**GOAL:** Repeat the lines exactly from the line that contains "Recreate this image" through the line that contains "import plotly.graph_objects as go"; leave images out and add nothing.

**GIVEN RECORDS:**

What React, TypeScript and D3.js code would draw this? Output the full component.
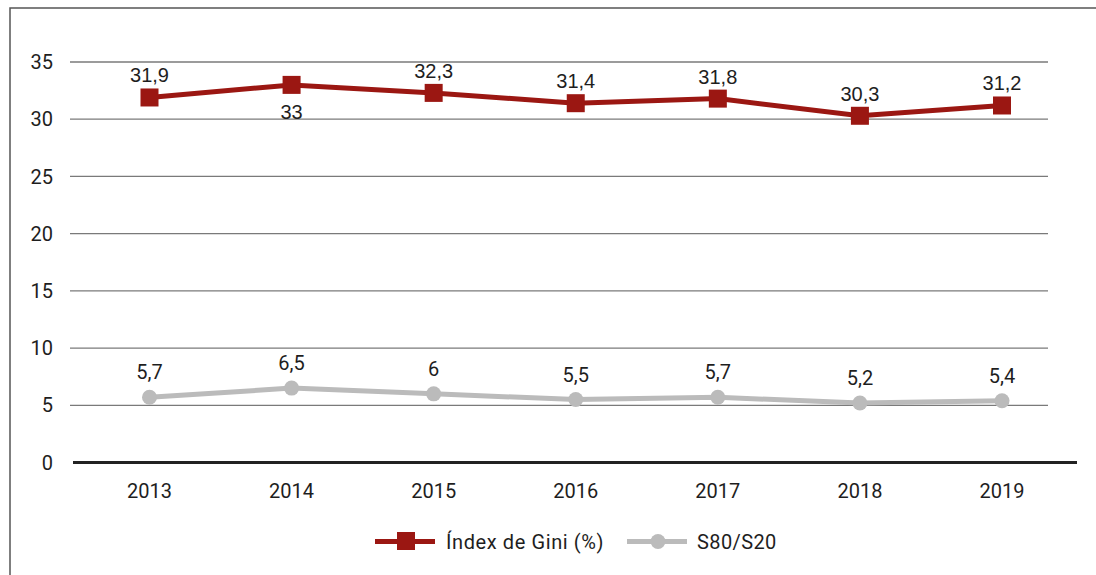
import React from "react";
import * as d3 from "d3";

const years = ["2013", "2014", "2015", "2016", "2017", "2018", "2019"];
const gini = [31.9, 33, 32.3, 31.4, 31.8, 30.3, 31.2];
const s80s20 = [5.7, 6.5, 6, 5.5, 5.7, 5.2, 5.4];
const yTicks = [0, 5, 10, 15, 20, 25, 30, 35];
const giniLabel = "Índex de Gini (%)";
const ratioLabel = "S80/S20";

const RED = "#9b1712";
const GREY = "#bbbbbb";
const FONT = "Roboto, 'DejaVu Sans', sans-serif";
const ARIAL = "'Liberation Sans', Arial, sans-serif";
const INK = "#1e1e1e";

const fmt = (v: number) => String(v).replace(".", ",");

export default function App() {
  const width = 1096;
  const height = 575;

  const x = d3.scalePoint<string>().domain(years).range([149.5, 1002]);
  const y = d3.scaleLinear().domain([0, 35]).range([462.5, 62]);

  const line = d3
    .line<number>()
    .x((_, i) => x(years[i]) as number)
    .y((d) => y(d));

  return (
    <svg
      width={width}
      height={height}
      style={{ position: "absolute", left: 0, top: 0, display: "block" }}
      fontFamily={FONT}
    >
      <rect x={0} y={0} width={width} height={height} fill="#fff" />
      <rect x={10} y={8} width={1200} height={700} fill="none" stroke="#555" strokeWidth={1.5} />

      {/* grid + y labels */}
      {yTicks.map((t) => (
        <g key={t}>
          {t > 0 && (
            <line x1={70} x2={1048} y1={y(t)} y2={y(t)} stroke="#7a7a7a" strokeWidth={1.3} />
          )}
          <text x={53} y={y(t)} dy="0.36em" textAnchor="end" fontSize={20} fill={INK}>
            {t}
          </text>
        </g>
      ))}
      <line x1={73} x2={1077} y1={y(0)} y2={y(0)} stroke="#222" strokeWidth={3} />

      {/* x labels */}
      {years.map((yr) => (
        <text key={yr} x={x(yr)} y={498} textAnchor="middle" fontSize={20} fill={INK}>
          {yr}
        </text>
      ))}

      {/* S80/S20 */}
      <path d={line(s80s20) || ""} fill="none" stroke={GREY} strokeWidth={5} />
      {s80s20.map((v, i) => (
        <g key={"s" + i}>
          <circle cx={x(years[i])} cy={y(v)} r={7.5} fill={GREY} />
          <text x={x(years[i])} y={y(v) - 18} textAnchor="middle" fontSize={20} fill={INK}>
            {fmt(v)}
          </text>
        </g>
      ))}

      {/* Gini */}
      <path d={line(gini) || ""} fill="none" stroke={RED} strokeWidth={5} />
      {gini.map((v, i) => (
        <g key={"g" + i}>
          <rect x={(x(years[i]) as number) - 9} y={y(v) - 9} width={18} height={18} fill={RED} />
          <text
            x={x(years[i])}
            y={i === 1 ? y(v) + 34 : y(v) - 15}
            textAnchor="middle"
            fontSize={20}
            fontFamily={ARIAL}
            fill={INK}
          >
            {fmt(v)}
          </text>
        </g>
      ))}

      {/* legend */}
      <g>
        <line x1={375} x2={435} y1={541.5} y2={541.5} stroke={RED} strokeWidth={5} />
        <rect x={397} y={532} width={18} height={18} fill={RED} />
        <text x={446} y={541.5} dy="0.36em" fontSize={20} letterSpacing={0.6} fill={INK}>
          {giniLabel}
        </text>
        <line x1={627} x2={687} y1={541.5} y2={541.5} stroke={GREY} strokeWidth={5} />
        <circle cx={658} cy={541.5} r={7.5} fill={GREY} />
        <text x={697} y={541.5} dy="0.36em" fontSize={20} letterSpacing={0.4} fill={INK}>
          {ratioLabel}
        </text>
      </g>
    </svg>
  );
}
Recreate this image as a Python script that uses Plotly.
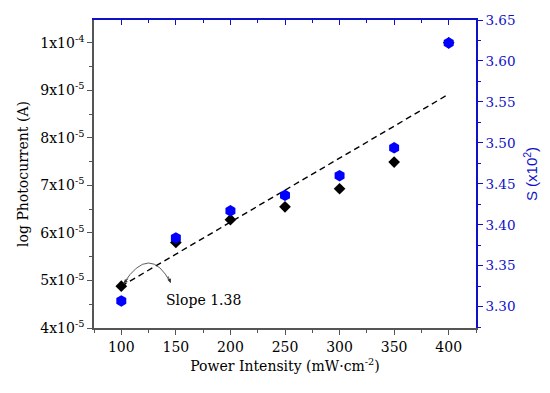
import plotly.graph_objects as go

power = [100, 150, 200, 250, 300, 350, 400]
photocurrent = [4.88e-5, 5.80e-5, 6.28e-5, 6.55e-5, 6.93e-5, 7.49e-5, 1.0e-4]
s_values = [3.307, 3.384, 3.417, 3.436, 3.460, 3.494, 3.622]
fit_x = [100, 400]
fit_y = [4.88e-5, 8.92e-5]
left_tickvals = [4e-5, 5e-5, 6e-5, 7e-5, 8e-5, 9e-5, 1e-4]
left_ticktext = ["4x10<sup>-5</sup>", "5x10<sup>-5</sup>", "6x10<sup>-5</sup>", "7x10<sup>-5</sup>",
                 "8x10<sup>-5</sup>", "9x10<sup>-5</sup>", "1x10<sup>-4</sup>"]

BLUE = "#0000ff"
AXBLUE = "#1010c8"
GRAY = "#555555"
SERIF = "DejaVu Serif"

fig = go.Figure()
fig.add_trace(go.Scatter(x=fit_x, y=fit_y, mode="lines",
                         line=dict(color="black", width=1.4, dash="6px,4px"),
                         showlegend=False, hoverinfo="skip"))
fig.add_trace(go.Scatter(x=power, y=photocurrent, mode="markers",
                         marker=dict(symbol="diamond", size=9, color="black"),
                         showlegend=False))
fig.add_trace(go.Scatter(x=power, y=s_values, mode="markers", yaxis="y2",
                         marker=dict(symbol="hexagon", size=11.5, color=BLUE),
                         showlegend=False))
# helper trace so the top (mirror) axis is drawn
fig.add_trace(go.Scatter(x=power[:1], y=photocurrent[:1], xaxis="x2", yaxis="y",
                         mode="markers", marker=dict(opacity=0), showlegend=False,
                         hoverinfo="skip"))

# curved double arrow
fig.add_shape(type="path", xref="x", yref="y",
              path="M 102.1,0.0000494 Q 126.2,0.0000579 145.2,0.0000495",
              line=dict(color="#333333", width=0.8))
fig.add_annotation(x=102.1, y=4.94e-5, ax=6, ay=-6, text="", showarrow=True,
                   arrowhead=2, arrowsize=1, arrowwidth=0.8, arrowcolor="#333333")
fig.add_annotation(x=145.2, y=4.95e-5, ax=-3, ay=-8, text="", showarrow=True,
                   arrowhead=2, arrowsize=1, arrowwidth=0.8, arrowcolor="#333333")
fig.add_annotation(x=175.5, y=4.59e-5, text="Slope 1.38", showarrow=False,
                   font=dict(family=SERIF, size=14, color="black"))

# the page body adds an 8px margin, so the figure is 8px smaller and margins shifted
fig.update_layout(
    width=542, height=385,
    margin=dict(l=86, r=74, t=12, b=65),
    plot_bgcolor="white", paper_bgcolor="white",
    font=dict(family=SERIF, size=14, color="black"),
    xaxis=dict(range=[75, 425], tick0=100, dtick=50, tickmode="linear", automargin=False,
               showgrid=False, zeroline=False, showline=True, linecolor=GRAY, linewidth=1.5,
               ticks="outside", ticklen=5, tickcolor=GRAY,
               minor=dict(ticks="outside", ticklen=3, tickmode="linear", tick0=75, dtick=25, tickcolor=GRAY),
               title=dict(text="Power Intensity (mW·cm<sup>-2</sup>)", standoff=8,
                          font=dict(family=SERIF, size=14)),
               tickfont=dict(family=SERIF, size=14)),
    xaxis2=dict(range=[75, 425], overlaying="x", side="top", anchor="y", tick0=100, dtick=50,
                tickmode="linear", showticklabels=False, showgrid=False, zeroline=False,
                showline=True, linecolor=AXBLUE, linewidth=1.5, ticks="inside", ticklen=5,
                tickcolor=AXBLUE, automargin=False,
                minor=dict(ticks="inside", ticklen=3, tickmode="linear", tick0=75, dtick=25, tickcolor=AXBLUE)),
    yaxis=dict(range=[4e-5, 1.048e-4], tickmode="array", tickvals=left_tickvals, ticktext=left_ticktext,
               showgrid=False, zeroline=False, showline=True, linecolor=GRAY, linewidth=1.5,
               ticks="outside", ticklen=5, tickcolor=GRAY, automargin=False,
               minor=dict(ticks="outside", ticklen=3, tickmode="linear", tick0=4e-5, dtick=5e-6, tickcolor=GRAY),
               title=dict(text="log Photocurrent (A)", standoff=8, font=dict(family=SERIF, size=14)),
               tickfont=dict(family=SERIF, size=14)),
    yaxis2=dict(range=[3.274, 3.65], overlaying="y", side="right", tickmode="linear", tick0=3.30,
                dtick=0.05, tickformat=".2f", showgrid=False, zeroline=False, showline=True,
                linecolor=AXBLUE, linewidth=1.5, ticks="outside", ticklen=5, tickcolor=AXBLUE,
                automargin=False,
                minor=dict(ticks="outside", ticklen=3, tickmode="linear", tick0=3.275, dtick=0.025, tickcolor=AXBLUE),
                tickfont=dict(family=SERIF, size=13.5, color=AXBLUE),
                title=dict(text="S (x10<sup>2</sup>)", standoff=12,
                           font=dict(family="Liberation Sans", size=15, color=AXBLUE))),
)

fig.write_html("out.html")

**EXPECTED OUTPUT:**
Recreate this image as a Python script that uses Plotly.
import plotly.graph_objects as go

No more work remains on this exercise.